> **Set problem**
Without the pictures, print the lines running from the beginning of the material to the line containing "ang = list(range(-180, 181, 10))", both ends included.

> **Dataset excerpt**
========================================
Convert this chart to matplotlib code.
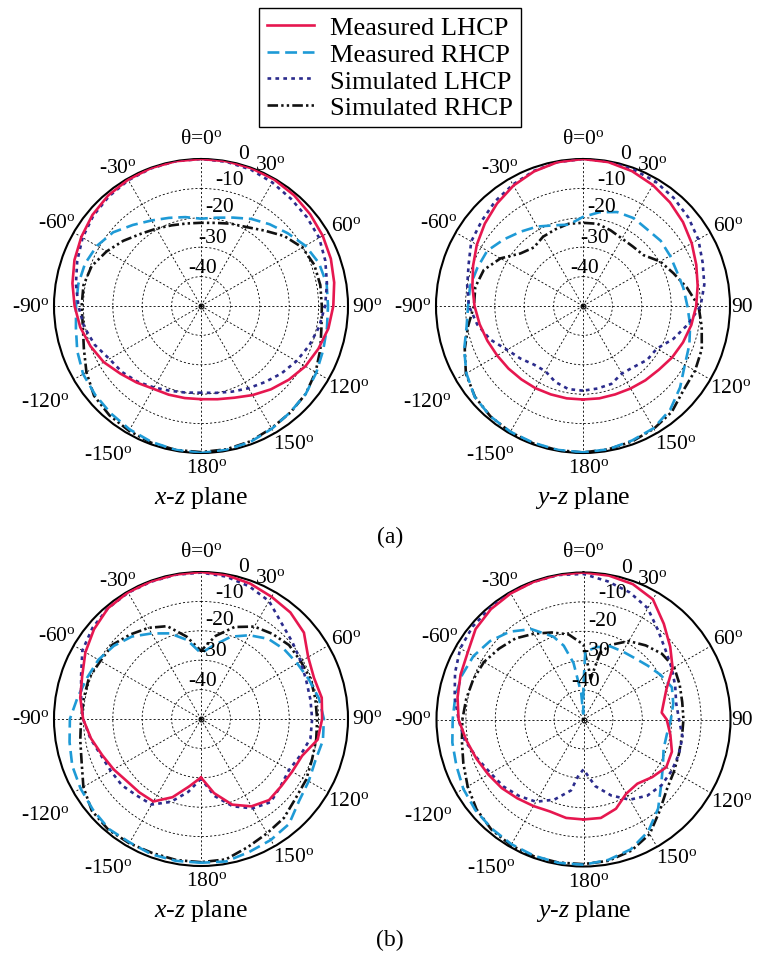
import numpy as np
import matplotlib
matplotlib.use("Agg")
import matplotlib.pyplot as plt

plt.rcParams["font.family"] = "Liberation Serif"
plt.rcParams["mathtext.fontset"] = "custom"
plt.rcParams["mathtext.rm"] = "Liberation Serif"
plt.rcParams["mathtext.it"] = "Liberation Serif:italic"

# theta in degrees (0 = broadside, clockwise), gain in dB
ang = list(range(-180, 181, 10))

# ---- (a) x-z plane ----
a_xz_meas_lhcp = [-18.3, -18.2, -17.9, -17.5, -16.0, -14.2, -11.8, -10.0, -8.3, -7.0,
                  -5.6, -4.2, -3.0, -1.8, -0.9, -0.4, -0.1, 0.0, 0.0, 0.0,
                  -0.1, -0.3, -0.8, -1.5, -2.2, -3.0, -4.0, -5.0, -6.0, -7.5,
                  -9.0, -11.0, -13.0, -15.0, -16.8, -17.8, -18.3]
a_xz_meas_rhcp = [0.0, -0.3, -0.8, -1.5, -2.3, -3.0, -3.7, -5.2, -6.8, -7.5,
                  -7.6, -8.0, -9.1, -11.0, -14.0, -16.4, -18.1, -19.3, -20.3, -19.5,
                  -18.0, -15.8, -13.7, -11.5, -9.0, -7.3, -6.6, -6.8, -6.5, -5.8,
                  -4.7, -3.5, -2.8, -1.8, -0.8, -0.3, 0.0]
a_xz_sim_lhcp = [-20.5, -20.1, -19.3, -18.0, -16.4, -15.0, -14.0, -11.5, -9.6, -8.3,
                 -6.8, -5.2, -3.5, -2.2, -1.3, -0.6, -0.2, 0.0, 0.0, -0.2,
                 -0.6, -1.5, -2.4, -3.0, -3.6, -5.0, -6.5, -7.8, -9.2, -10.8,
                 -12.5, -14.3, -16.2, -17.7, -19.0, -20.0, -20.5]
a_xz_sim_rhcp = [-0.3, -0.3, -0.5, -1.0, -1.5, -2.5, -5.0, -7.6, -9.2, -9.4,
                 -9.4, -10.4, -12.9, -15.5, -18.0, -19.6, -20.8, -21.5, -21.7, -21.3,
                 -20.2, -19.0, -16.5, -13.0, -10.2, -9.0, -8.8, -8.9, -8.4, -6.8,
                 -5.0, -3.5, -2.7, -2.0, -1.0, -0.5, -0.3]

# ---- (a) y-z plane ----
a_yz_meas_lhcp = [-18.2, -18.1, -18.0, -17.7, -17.4, -16.9, -16.3, -15.4, -14.3, -13.1,
                  -11.8, -10.2, -8.3, -6.4, -4.5, -2.7, -1.3, -0.3, 0.0, -0.3,
                  -1.2, -2.5, -4.0, -5.6, -7.3, -9.0, -10.4, -11.5, -12.6, -13.8,
                  -15.0, -16.3, -17.0, -17.6, -18.0, -18.1, -18.2]
a_yz_meas_rhcp = [-0.2, -0.3, -0.5, -0.6, -1.0, -1.9, -4.2, -7.0, -9.8, -10.9,
                  -11.0, -11.8, -12.4, -14.8, -17.0, -18.8, -20.8, -21.9, -19.7, -17.6,
                  -16.0, -15.5, -16.0, -15.5, -15.8, -16.0, -15.3, -14.5, -13.0, -11.5,
                  -10.0, -6.9, -3.9, -2.0, -1.3, -0.5, -0.2]
a_yz_sim_lhcp = [-21.2, -21.3, -22.5, -24.4, -24.0, -22.2, -20.2, -16.5, -13.5, -11.2,
                 -10.0, -8.6, -6.1, -5.0, -3.5, -2.3, -1.1, -0.3, 0.0, -0.2,
                 -0.5, -1.0, -2.0, -3.2, -4.7, -6.7, -8.1, -10.0, -13.8, -17.3,
                 -21.0, -21.5, -23.0, -23.5, -21.8, -21.5, -21.2]
a_yz_sim_rhcp = [-0.2, -0.2, -0.3, -0.5, -1.0, -2.0, -4.0, -7.2, -10.3, -12.9,
                 -12.8, -14.1, -17.6, -22.2, -24.0, -22.8, -22.3, -21.6, -21.7, -21.6,
                 -22.6, -23.5, -23.6, -23.1, -19.7, -17.3, -14.1, -10.7, -9.0, -7.0,
                 -6.0, -5.4, -3.0, -1.8, -1.0, -0.5, -0.2]

# ---- (b) x-z plane ----
b_xz_meas_lhcp = [-30.1, -26.7, -21.7, -17.6, -17.4, -17.1, -15.7, -14.2, -12.0, -9.9,
                  -8.3, -7.0, -4.6, -2.5, -0.8, -0.3, -0.2, -0.1, 0.0, -0.3,
                  -1.0, -2.0, -2.7, -4.3, -7.9, -9.1, -8.3, -8.8, -9.7, -13.4,
                  -14.2, -14.4, -14.0, -15.7, -19.0, -24.4, -30.1]
b_xz_meas_rhcp = [-1.1, -1.0, -1.0, -1.5, -1.2, -2.0, -2.7, -3.4, -4.6, -5.4,
                  -7.4, -8.8, -9.7, -11.3, -13.4, -16.4, -19.0, -22.7, -27.6, -24.5,
                  -20.2, -17.1, -14.4, -13.1, -12.2, -10.9, -9.3, -8.2, -7.9, -8.6,
                  -7.7, -6.5, -3.4, -2.5, -1.9, -0.8, -1.1]
b_xz_sim_lhcp = [-29.7, -24.8, -20.0, -16.4, -16.0, -14.9, -14.6, -13.8, -11.8, -9.9,
                 -8.6, -6.6, -3.4, -1.8, -0.8, -0.4, -0.3, -0.2, -0.2, -0.8,
                 -2.0, -3.7, -7.4, -9.4, -10.8, -11.9, -12.2, -12.2, -12.2, -14.0,
                 -15.4, -14.6, -13.1, -14.9, -18.4, -23.4, -29.7]
b_xz_sim_rhcp = [-1.3, -1.3, -1.5, -1.2, -0.9, -1.5, -3.8, -6.8, -8.3, -9.2,
                 -9.5, -9.4, -10.5, -10.7, -12.5, -14.2, -16.4, -21.5, -26.8, -21.3,
                 -16.7, -13.7, -12.2, -10.9, -10.8, -10.3, -10.5, -10.5, -10.2, -9.8,
                 -8.7, -8.0, -6.1, -5.1, -3.6, -1.5, -1.3]

# ---- (b) y-z plane (extra samples around the nulls) ----
ang_b_yz_red = [-180, -170, -160, -150, -140, -130, -120, -110, -100, -90,
                -80, -70, -60, -50, -40, -30, -20, -10, 0, 10,
                20, 30, 40, 50, 60, 70, 80, 85, 90, 100,
                110, 120, 130, 140, 150, 160, 170, 180]
b_yz_meas_lhcp = [-16.0, -16.0, -16.7, -16.0, -15.0, -13.7, -12.6, -11.2, -9.5, -7.5,
                  -6.5, -5.5, -4.5, -2.1, -1.0, -0.5, -0.2, 0.0, 0.0, -0.3,
                  -1.0, -2.8, -7.5, -11.5, -15.0, -20.0, -22.5, -23.3, -21.7, -20.0,
                  -18.0, -17.5, -19.5, -21.5, -20.9, -17.7, -16.0, -16.0]
ang_b_yz_cyan = [-180, -170, -160, -150, -140, -130, -120, -110, -100, -90,
                 -80, -70, -60, -50, -40, -30, -20, -15, -10, -5,
                 -3, 0, 1.5, 10, 20, 30, 40, 50, 60, 70,
                 80, 90, 100, 110, 120, 130, 140, 150, 160, 170, 180]
b_yz_meas_rhcp = [-0.6, -0.5, -0.7, -1.0, -1.5, -2.0, -2.8, -4.0, -4.7, -5.5,
                  -5.7, -6.0, -6.8, -8.5, -11.0, -14.5, -20.0, -24.0, -30.5, -41.0,
                  -48.0, -38.0, -27.0, -25.0, -23.5, -23.3, -22.8, -21.5, -19.7, -18.0,
                  -19.0, -20.3, -21.2, -21.0, -18.8, -15.5, -10.5, -6.0, -3.0, -1.5, -0.6]
ang_b_yz_navy = [-180, -175, -170, -160, -150, -140, -130, -120, -110, -100, -90,
                 -80, -70, -60, -50, -40, -30, -20, -10, 0, 10,
                 20, 30, 40, 50, 60, 70, 80, 90, 100,
                 110, 120, 130, 140, 150, 160, 170, 175, 180]
b_yz_sim_lhcp = [-33.0, -31.0, -25.5, -21.0, -17.7, -16.0, -14.5, -13.5, -11.5, -9.0, -7.5,
                 -5.5, -3.5, -1.6, -0.8, -0.5, -0.3, -0.2, -0.1, -0.5, -2.3,
                 -4.0, -6.3, -10.5, -13.5, -15.3, -16.8, -18.0, -17.5, -15.8,
                 -15.5, -15.3, -15.3, -16.2, -18.5, -22.5, -27.0, -30.5, -33.0]
ang_b_yz_black = [-180, -170, -160, -150, -140, -130, -120, -110, -100, -90,
                  -80, -70, -60, -50, -40, -30, -20, -10, 0, 2,
                  6, 10, 14, 20, 30, 40, 50, 60, 70, 80,
                  90, 100, 110, 120, 130, 140, 150, 160, 170, 180]
b_yz_sim_rhcp = [-0.8, -0.6, -0.5, -0.6, -1.2, -2.5, -4.5, -6.5, -8.0, -8.8,
                 -9.5, -10.1, -10.9, -12.5, -14.0, -16.3, -18.5, -20.6, -24.5, -28.5,
                 -32.7, -36.0, -26.5, -23.0, -19.2, -17.1, -15.2, -14.4, -15.2, -15.9,
                 -16.0, -16.0, -15.5, -14.5, -13.0, -9.6, -5.0, -2.5, -1.2, -0.8]

labels = ["Measured LHCP", "Measured RHCP", "Simulated LHCP", "Simulated RHCP"]
styles = [
    dict(color="#E6174F", lw=1.9, ls="-"),
    dict(color="#1E9AD6", lw=1.9, ls=(0, (4.5, 2.2))),
    dict(color="#2B2B8C", lw=1.9, ls=(0, (1.4, 1.6))),
    dict(color="#111111", lw=1.9, ls=(0, (4.0, 1.2, 0.9, 1.2, 0.9, 1.2))),
]

panels = [
    # centre x, centre y (pixels), title, right-hand 90 label, series
    (201, 307, r"$\mathit{x}$-$\mathit{z}$ plane", True,
     [(ang, a_xz_meas_lhcp), (ang, a_xz_meas_rhcp), (ang, a_xz_sim_lhcp), (ang, a_xz_sim_rhcp)]),
    (583, 307, r"$\mathit{y}$-$\mathit{z}$ plane", False,
     [(ang, a_yz_meas_lhcp), (ang, a_yz_meas_rhcp), (ang, a_yz_sim_lhcp), (ang, a_yz_sim_rhcp)]),
    (201, 720, r"$\mathit{x}$-$\mathit{z}$ plane", True,
     [(ang, b_xz_meas_lhcp), (ang, b_xz_meas_rhcp), (ang, b_xz_sim_lhcp), (ang, b_xz_sim_rhcp)]),
    (583.5, 720.5, r"$\mathit{y}$-$\mathit{z}$ plane", False,
     [(ang_b_yz_red, b_yz_meas_lhcp), (ang_b_yz_cyan, b_yz_meas_rhcp),
      (ang_b_yz_navy, b_yz_sim_lhcp), (ang_b_yz_black, b_yz_sim_rhcp)]),
]

# angle labels: (theta, radius as fraction of outer circle, text)
deg = r"$^{\rm o}$"
angle_labels = [(0, 1.14, "θ=0" + deg), (26, 1.07, "30" + deg), (61, 1.13, "60" + deg),
                (119, 1.15, "120" + deg), (146, 1.13, "150" + deg),
                (178, 1.10, "180" + deg), (-148, 1.19, "-150" + deg), (-121.6, 1.24, "-120" + deg),
                (-90, 1.16, "-90" + deg), (-60, 1.13, "-60" + deg), (-31, 1.10, "-30" + deg)]
ring_labels = [(15.8, 158, "0"), (12.9, 130, "-10"), (10.9, 101, "-20"),
               (9.9, 70, "-30"), (3, 39, "-40")]

W, H, R = 759, 962, 147
fig = plt.figure(figsize=(W / 100, H / 100), dpi=100)

handles = []
for cx, cy, title, full90, series in panels:
    ax = fig.add_axes([(cx - R) / W, (H - cy - R) / H, 2 * R / W, 2 * R / H], projection="polar")
    ax.set_theta_zero_location("N")
    ax.set_theta_direction(-1)
    ax.set_ylim(-50, 0)
    ax.set_xticks(np.radians(np.arange(0, 360, 30)))
    ax.set_yticks([-40, -30, -20, -10])
    ax.set_xticklabels([])
    ax.set_yticklabels([])
    ax.grid(True, color="k", lw=0.6, ls=(0, (2.5, 2.5)))
    ax.spines["polar"].set_linewidth(1.5)
    ax.plot([0], [-50], "o", ms=3.5, mfc="none", mec="k", mew=0.8)

    hs = []
    for (a, v), st, lab in zip(series, styles, labels):
        h, = ax.plot(np.radians(a), v, label=lab, **st)
        hs.append(h)
    # measured LHCP on top
    for z, h in zip([5, 3, 4, 2], hs):
        h.set_zorder(z)
    handles = hs

    for th, rf, txt in angle_labels:
        ax.text(np.radians(th), rf * 50 - 50, txt, fontsize=15.5, ha="center", va="center")
    if full90:
        ax.text(np.radians(90), 1.13 * 50 - 50, "90" + deg, fontsize=15.5, ha="center", va="center")
    else:
        ax.text(np.radians(90), 1.08 * 50 - 50, "90", fontsize=15.5, ha="center", va="center")
    for th, rp, txt in ring_labels:
        ax.text(np.radians(th), rp / R * 50 - 50, txt, fontsize=15.5, ha="center", va="center")

    fig.text(cx / W, 1 - (cy + 191) / H, title, fontsize=18.5, ha="center", va="center")

fig.text(390 / W, 1 - 537 / H, "(a)", fontsize=17, ha="center", va="center")
fig.text(390 / W, 1 - 940 / H, "(b)", fontsize=17, ha="center", va="center")

leg = fig.legend(handles, labels, loc="upper center", bbox_to_anchor=(390 / W, 1 - 9 / H),
                 fontsize=19, frameon=True, fancybox=False, framealpha=1,
                 edgecolor="k", handlelength=1.8, labelspacing=0.12, borderpad=0.3,
                 handletextpad=0.6, borderaxespad=0)
leg.get_frame().set_linewidth(1.0)

fig.savefig("out.png", dpi=100)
========================================
> **Solution for this problem**
Convert this chart to matplotlib code.
import numpy as np
import matplotlib
matplotlib.use("Agg")
import matplotlib.pyplot as plt

plt.rcParams["font.family"] = "Liberation Serif"
plt.rcParams["mathtext.fontset"] = "custom"
plt.rcParams["mathtext.rm"] = "Liberation Serif"
plt.rcParams["mathtext.it"] = "Liberation Serif:italic"

# theta in degrees (0 = broadside, clockwise), gain in dB
ang = list(range(-180, 181, 10))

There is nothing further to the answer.